--- Start Data to process ---

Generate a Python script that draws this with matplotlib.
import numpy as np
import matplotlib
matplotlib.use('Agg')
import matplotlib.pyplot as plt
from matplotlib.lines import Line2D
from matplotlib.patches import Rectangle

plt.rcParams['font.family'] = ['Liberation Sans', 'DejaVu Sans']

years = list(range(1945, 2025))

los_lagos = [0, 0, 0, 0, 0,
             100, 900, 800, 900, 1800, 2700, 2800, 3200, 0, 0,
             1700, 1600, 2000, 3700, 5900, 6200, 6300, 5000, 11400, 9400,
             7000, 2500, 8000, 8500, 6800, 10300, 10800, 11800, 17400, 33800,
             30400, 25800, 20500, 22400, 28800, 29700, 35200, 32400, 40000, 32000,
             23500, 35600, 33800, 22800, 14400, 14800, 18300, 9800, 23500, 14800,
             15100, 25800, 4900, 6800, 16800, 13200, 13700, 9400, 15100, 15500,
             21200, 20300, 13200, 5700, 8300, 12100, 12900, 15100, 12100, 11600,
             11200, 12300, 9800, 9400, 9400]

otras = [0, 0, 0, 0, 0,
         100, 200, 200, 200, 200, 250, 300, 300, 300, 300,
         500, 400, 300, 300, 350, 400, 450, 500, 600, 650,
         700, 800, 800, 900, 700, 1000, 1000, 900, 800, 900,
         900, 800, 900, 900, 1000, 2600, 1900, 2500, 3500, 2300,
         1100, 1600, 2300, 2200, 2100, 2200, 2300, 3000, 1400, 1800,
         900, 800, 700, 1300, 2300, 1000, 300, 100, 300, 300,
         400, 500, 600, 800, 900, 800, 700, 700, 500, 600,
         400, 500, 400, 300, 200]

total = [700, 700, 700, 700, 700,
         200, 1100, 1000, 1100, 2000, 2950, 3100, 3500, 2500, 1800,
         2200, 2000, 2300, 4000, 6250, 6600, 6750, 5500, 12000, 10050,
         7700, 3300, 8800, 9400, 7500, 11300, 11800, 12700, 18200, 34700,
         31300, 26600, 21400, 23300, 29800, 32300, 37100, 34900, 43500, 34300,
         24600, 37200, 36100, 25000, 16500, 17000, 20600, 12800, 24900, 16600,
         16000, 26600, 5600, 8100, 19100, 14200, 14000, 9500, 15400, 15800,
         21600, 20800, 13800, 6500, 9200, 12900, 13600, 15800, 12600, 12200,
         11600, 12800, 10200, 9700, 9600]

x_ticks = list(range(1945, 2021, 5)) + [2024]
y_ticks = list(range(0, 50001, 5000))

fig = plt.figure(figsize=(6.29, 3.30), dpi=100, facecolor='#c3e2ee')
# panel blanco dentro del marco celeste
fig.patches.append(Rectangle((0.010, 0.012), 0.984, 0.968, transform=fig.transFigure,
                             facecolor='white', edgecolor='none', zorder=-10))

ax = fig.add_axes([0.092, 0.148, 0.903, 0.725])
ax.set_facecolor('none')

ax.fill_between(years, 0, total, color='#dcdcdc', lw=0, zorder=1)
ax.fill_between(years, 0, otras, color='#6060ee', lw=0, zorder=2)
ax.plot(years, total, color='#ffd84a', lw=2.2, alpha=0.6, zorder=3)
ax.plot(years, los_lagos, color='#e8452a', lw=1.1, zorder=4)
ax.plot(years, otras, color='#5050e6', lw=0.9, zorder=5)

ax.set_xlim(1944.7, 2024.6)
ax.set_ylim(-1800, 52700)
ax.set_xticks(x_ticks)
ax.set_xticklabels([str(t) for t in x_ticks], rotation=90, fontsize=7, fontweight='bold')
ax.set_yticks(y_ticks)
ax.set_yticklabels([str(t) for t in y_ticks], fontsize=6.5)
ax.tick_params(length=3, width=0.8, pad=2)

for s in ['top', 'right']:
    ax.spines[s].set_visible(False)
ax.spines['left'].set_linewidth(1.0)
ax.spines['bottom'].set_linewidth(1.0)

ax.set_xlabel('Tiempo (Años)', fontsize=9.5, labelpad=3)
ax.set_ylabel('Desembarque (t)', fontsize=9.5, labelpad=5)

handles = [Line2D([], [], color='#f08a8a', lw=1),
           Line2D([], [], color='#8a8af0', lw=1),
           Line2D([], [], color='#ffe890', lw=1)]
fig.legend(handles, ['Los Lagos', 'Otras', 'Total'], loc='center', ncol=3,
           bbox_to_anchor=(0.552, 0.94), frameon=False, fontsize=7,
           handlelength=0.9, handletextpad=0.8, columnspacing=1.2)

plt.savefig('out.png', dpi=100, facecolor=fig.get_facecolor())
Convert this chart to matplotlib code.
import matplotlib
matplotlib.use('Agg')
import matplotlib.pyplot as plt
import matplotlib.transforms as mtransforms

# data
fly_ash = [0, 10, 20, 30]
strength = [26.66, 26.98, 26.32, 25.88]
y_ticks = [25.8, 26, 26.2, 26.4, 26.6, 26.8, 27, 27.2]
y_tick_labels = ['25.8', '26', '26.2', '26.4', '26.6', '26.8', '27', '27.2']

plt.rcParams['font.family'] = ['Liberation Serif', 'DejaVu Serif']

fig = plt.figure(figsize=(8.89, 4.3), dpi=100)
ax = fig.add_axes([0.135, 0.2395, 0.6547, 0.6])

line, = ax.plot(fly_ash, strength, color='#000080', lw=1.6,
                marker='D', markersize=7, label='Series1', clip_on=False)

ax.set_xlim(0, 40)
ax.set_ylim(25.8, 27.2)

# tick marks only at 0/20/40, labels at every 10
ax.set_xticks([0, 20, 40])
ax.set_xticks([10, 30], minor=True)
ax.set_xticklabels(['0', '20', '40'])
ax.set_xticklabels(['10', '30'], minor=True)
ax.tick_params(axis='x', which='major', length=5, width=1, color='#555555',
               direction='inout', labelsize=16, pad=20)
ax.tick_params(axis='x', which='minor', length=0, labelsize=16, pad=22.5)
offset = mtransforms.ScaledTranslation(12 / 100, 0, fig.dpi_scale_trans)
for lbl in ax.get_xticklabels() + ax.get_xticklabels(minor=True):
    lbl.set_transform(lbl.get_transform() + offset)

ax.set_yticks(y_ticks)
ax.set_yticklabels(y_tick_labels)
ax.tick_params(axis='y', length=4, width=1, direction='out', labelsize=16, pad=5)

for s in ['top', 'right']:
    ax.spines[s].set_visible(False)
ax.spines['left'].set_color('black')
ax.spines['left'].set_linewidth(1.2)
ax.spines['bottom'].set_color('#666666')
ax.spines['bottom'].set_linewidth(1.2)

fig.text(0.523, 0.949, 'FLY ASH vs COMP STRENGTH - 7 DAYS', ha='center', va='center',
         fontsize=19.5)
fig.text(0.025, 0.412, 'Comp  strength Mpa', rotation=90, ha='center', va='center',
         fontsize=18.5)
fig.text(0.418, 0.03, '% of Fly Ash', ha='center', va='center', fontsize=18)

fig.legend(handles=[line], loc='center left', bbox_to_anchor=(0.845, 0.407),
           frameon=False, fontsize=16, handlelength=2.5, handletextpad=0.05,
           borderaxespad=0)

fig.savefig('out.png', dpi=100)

--- End Data to process ---

What you should do: Output, please, only the lines running from the start of the entries through the line that contains "years = list(range(1945, 2025))", including both of those lines.

Exercise output:
Generate a Python script that draws this with matplotlib.
import numpy as np
import matplotlib
matplotlib.use('Agg')
import matplotlib.pyplot as plt
from matplotlib.lines import Line2D
from matplotlib.patches import Rectangle

plt.rcParams['font.family'] = ['Liberation Sans', 'DejaVu Sans']

years = list(range(1945, 2025))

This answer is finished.